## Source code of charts
────────────────
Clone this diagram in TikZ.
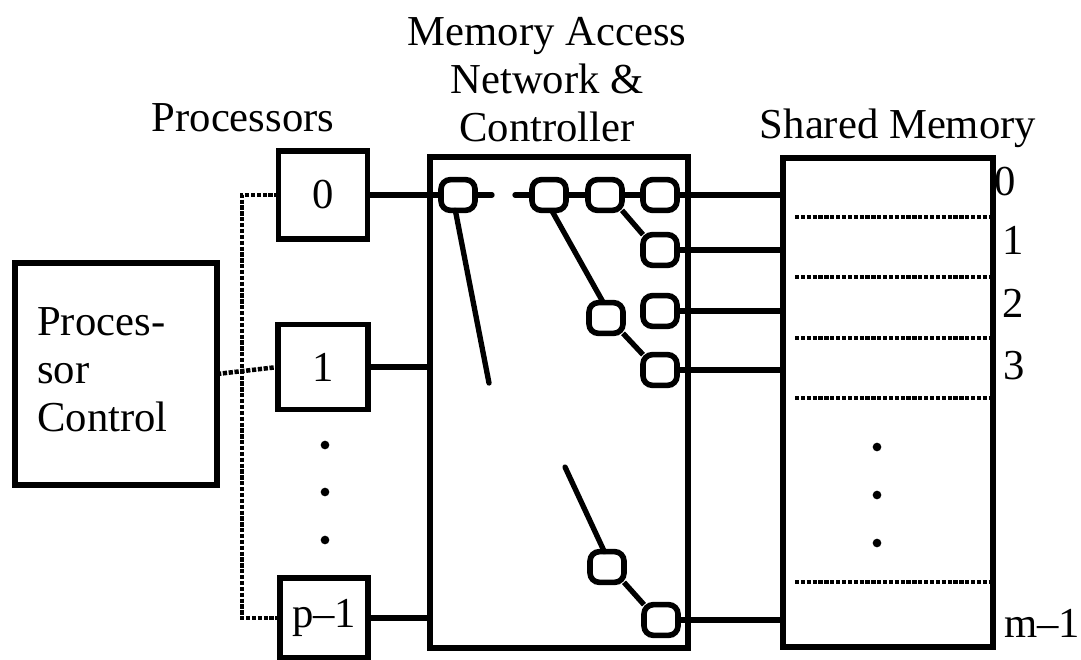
\documentclass[tikz,border=0pt]{standalone}
\usepackage{fontspec}
\setmainfont{Liberation Serif}
\begin{document}
\begin{tikzpicture}[x=0.75pt,y=-0.75pt,
  txt/.style={font=\fontsize{32}{36}\selectfont, inner sep=0pt},
  box/.style={draw, line width=4.2pt, inner sep=0pt, outer sep=0pt, font=\fontsize{32}{36}\selectfont},
  sw/.style={draw, line width=4.2pt, rounded corners=7pt, minimum width=25.5pt, minimum height=23pt, inner sep=0pt, outer sep=0pt},
  wire/.style={line width=4pt},
  bus/.style={line width=3.4pt, dash pattern=on 3.2pt off 1.2pt},
  dotm/.style={fill, circle, inner sep=0pt, minimum size=6.5pt}]
\useasboundingbox (0,0) rectangle (1081,660);
% titles
\node[txt] (tproc) at (243,118) {Processors};
\node[txt, align=center] (tnet) at (547,80) {Memory Access\\Network \&\\Controller};
\node[txt] (tmem) at (898,128) {Shared Memory};
% processor control
\node[box, minimum width=151.5pt, minimum height=166.5pt] (pc) at (116,374) {};
\node[txt, align=left, anchor=west] (pctext) at (37,370) {Proces-\\sor\\Control};
% processors
\node[box, minimum width=66.75pt, minimum height=66pt] (p0) at (323,195) {0};
\node[box, minimum width=67.5pt, minimum height=64pt] (p1) at (323,367) {1};
\node[box, minimum width=66pt, minimum height=60pt] (pm) at (324,618) {p--1};
\node[dotm] (d1) at (325,445) {};
\node[dotm] (d2) at (325,492) {};
\node[dotm] (d3) at (325,540) {};
% bus
\coordinate (bus) at (242,195);
\draw[bus] (p0.west) -- (p0.west -| bus) -- (pm.west -| bus) -- (pm.west);
\draw[bus] (pc.east) -- (p1.west);
% network box
\node[box, minimum width=193.5pt, minimum height=368pt] (net) at (559,402.5) {};
% memory box
\node[box, minimum width=157.5pt, minimum height=367pt] (mem) at (888,402.5) {};
% switches
\node[sw] (s1) at (458,195) {};
\node[sw] (s2) at (549,195) {};
\node[sw] (s3) at (605,195) {};
\node[sw] (s4) at (660,195) {};
\node[sw] (s5) at (660,250) {};
\node[sw] (s6) at (606,318) {};
\node[sw] (s7) at (660,311) {};
\node[sw] (s8) at (660,370) {};
\node[sw] (s9) at (607,567) {};
\node[sw] (s10) at (661,620) {};
% processor to network
\draw[wire] (p0.east) -- (s1.west);
\draw[wire] (p1.east) -- (p1.east -| net.west);
\draw[wire] (pm.east) -- (pm.east -| net.west);
% network internals
\coordinate (stub1) at (492,195);
\coordinate (stub2) at (515,195);
\coordinate (free1) at (489,383);
\coordinate (free2) at (565,467);
\draw[wire, line cap=round] (s1.east) -- (stub1);
\draw[wire, line cap=round] (stub2) -- (s2.west);
\draw[wire] (s2.east) -- (s3.west);
\draw[wire] (s3.east) -- (s4.west);
\draw[wire] (s3.south east) -- (s5.north west);
\draw[wire] (s6.south east) -- (s8.north west);
\draw[wire] (s9.south east) -- (s10.north west);
\draw[wire, line cap=round] ([xshift=-2pt]s1.south) -- (free1);
\draw[wire] ([xshift=2pt]s2.south) -- ([xshift=-2pt]s6.north);
\draw[wire, line cap=round] (free2) -- ([xshift=-2pt]s9.north);
% network to memory
\draw[wire] (s4.east) -- (s4.east -| mem.west);
\draw[wire] (s5.east) -- (s5.east -| mem.west);
\draw[wire] (s7.east) -- (s7.east -| mem.west);
\draw[wire] (s8.east) -- (s8.east -| mem.west);
\draw[wire] (s10.east) -- (s10.east -| mem.west);
% memory rows
\foreach \y/\n in {217/r1,277/r2,338/r3,398/r4,582/r5} {
  \coordinate (\n) at (795,\y);
  \draw[bus] (\n) -- (\n -| mem.east);
}
\node[dotm] (md1) at (877,447) {};
\node[dotm] (md2) at (877,495) {};
\node[dotm] (md3) at (877,543) {};
% labels
\node[txt] (l0) at (1005,182) {0};
\node[txt] (l1) at (1013,240) {1};
\node[txt] (l2) at (1013,303) {2};
\node[txt] (l3) at (1014,366) {3};
\node[txt] (lm) at (1042,623) {m--1};
\end{tikzpicture}
\end{document}
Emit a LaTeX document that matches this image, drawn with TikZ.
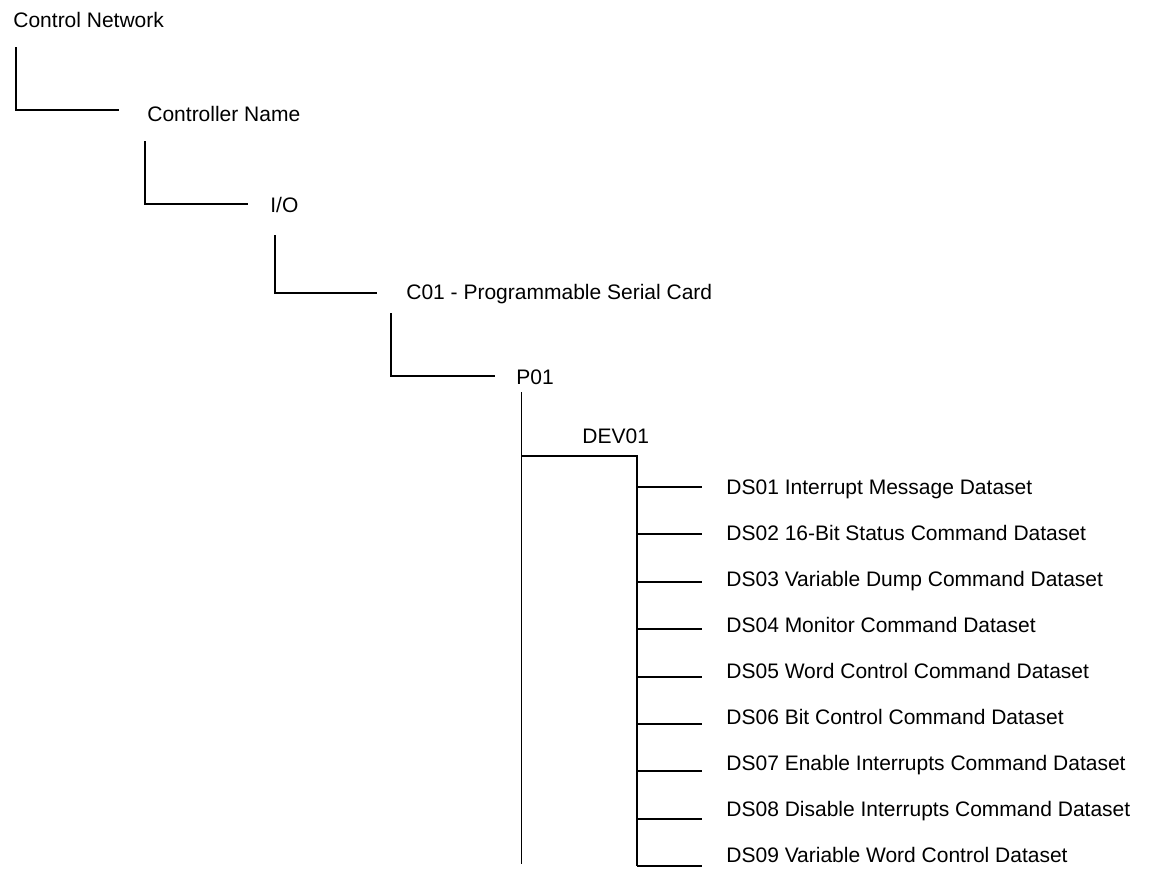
────────────────
## Exercise instructions
Take the entries shown above and quote them verbatim, passing over the pictures.

## Written answer
Clone this diagram in TikZ.
\documentclass[tikz,border=0pt]{standalone}
\usepackage{fontspec}
\setmainfont{Liberation Serif}
\begin{document}
\begin{tikzpicture}[x=0.75pt,y=-0.75pt,
  txt/.style={font=\fontsize{32}{36}\selectfont, inner sep=0pt},
  box/.style={draw, line width=4.2pt, inner sep=0pt, outer sep=0pt, font=\fontsize{32}{36}\selectfont},
  sw/.style={draw, line width=4.2pt, rounded corners=7pt, minimum width=25.5pt, minimum height=23pt, inner sep=0pt, outer sep=0pt},
  wire/.style={line width=4pt},
  bus/.style={line width=3.4pt, dash pattern=on 3.2pt off 1.2pt},
  dotm/.style={fill, circle, inner sep=0pt, minimum size=6.5pt}]
\useasboundingbox (0,0) rectangle (1081,660);
% titles
\node[txt] (tproc) at (243,118) {Processors};
\node[txt, align=center] (tnet) at (547,80) {Memory Access\\Network \&\\Controller};
\node[txt] (tmem) at (898,128) {Shared Memory};
% processor control
\node[box, minimum width=151.5pt, minimum height=166.5pt] (pc) at (116,374) {};
\node[txt, align=left, anchor=west] (pctext) at (37,370) {Proces-\\sor\\Control};
% processors
\node[box, minimum width=66.75pt, minimum height=66pt] (p0) at (323,195) {0};
\node[box, minimum width=67.5pt, minimum height=64pt] (p1) at (323,367) {1};
\node[box, minimum width=66pt, minimum height=60pt] (pm) at (324,618) {p--1};
\node[dotm] (d1) at (325,445) {};
\node[dotm] (d2) at (325,492) {};
\node[dotm] (d3) at (325,540) {};
% bus
\coordinate (bus) at (242,195);
\draw[bus] (p0.west) -- (p0.west -| bus) -- (pm.west -| bus) -- (pm.west);
\draw[bus] (pc.east) -- (p1.west);
% network box
\node[box, minimum width=193.5pt, minimum height=368pt] (net) at (559,402.5) {};
% memory box
\node[box, minimum width=157.5pt, minimum height=367pt] (mem) at (888,402.5) {};
% switches
\node[sw] (s1) at (458,195) {};
\node[sw] (s2) at (549,195) {};
\node[sw] (s3) at (605,195) {};
\node[sw] (s4) at (660,195) {};
\node[sw] (s5) at (660,250) {};
\node[sw] (s6) at (606,318) {};
\node[sw] (s7) at (660,311) {};
\node[sw] (s8) at (660,370) {};
\node[sw] (s9) at (607,567) {};
\node[sw] (s10) at (661,620) {};
% processor to network
\draw[wire] (p0.east) -- (s1.west);
\draw[wire] (p1.east) -- (p1.east -| net.west);
\draw[wire] (pm.east) -- (pm.east -| net.west);
% network internals
\coordinate (stub1) at (492,195);
\coordinate (stub2) at (515,195);
\coordinate (free1) at (489,383);
\coordinate (free2) at (565,467);
\draw[wire, line cap=round] (s1.east) -- (stub1);
\draw[wire, line cap=round] (stub2) -- (s2.west);
\draw[wire] (s2.east) -- (s3.west);
\draw[wire] (s3.east) -- (s4.west);
\draw[wire] (s3.south east) -- (s5.north west);
\draw[wire] (s6.south east) -- (s8.north west);
\draw[wire] (s9.south east) -- (s10.north west);
\draw[wire, line cap=round] ([xshift=-2pt]s1.south) -- (free1);
\draw[wire] ([xshift=2pt]s2.south) -- ([xshift=-2pt]s6.north);
\draw[wire, line cap=round] (free2) -- ([xshift=-2pt]s9.north);
% network to memory
\draw[wire] (s4.east) -- (s4.east -| mem.west);
\draw[wire] (s5.east) -- (s5.east -| mem.west);
\draw[wire] (s7.east) -- (s7.east -| mem.west);
\draw[wire] (s8.east) -- (s8.east -| mem.west);
\draw[wire] (s10.east) -- (s10.east -| mem.west);
% memory rows
\foreach \y/\n in {217/r1,277/r2,338/r3,398/r4,582/r5} {
  \coordinate (\n) at (795,\y);
  \draw[bus] (\n) -- (\n -| mem.east);
}
\node[dotm] (md1) at (877,447) {};
\node[dotm] (md2) at (877,495) {};
\node[dotm] (md3) at (877,543) {};
% labels
\node[txt] (l0) at (1005,182) {0};
\node[txt] (l1) at (1013,240) {1};
\node[txt] (l2) at (1013,303) {2};
\node[txt] (l3) at (1014,366) {3};
\node[txt] (lm) at (1042,623) {m--1};
\end{tikzpicture}
\end{document}
Emit a LaTeX document that matches this image, drawn with TikZ.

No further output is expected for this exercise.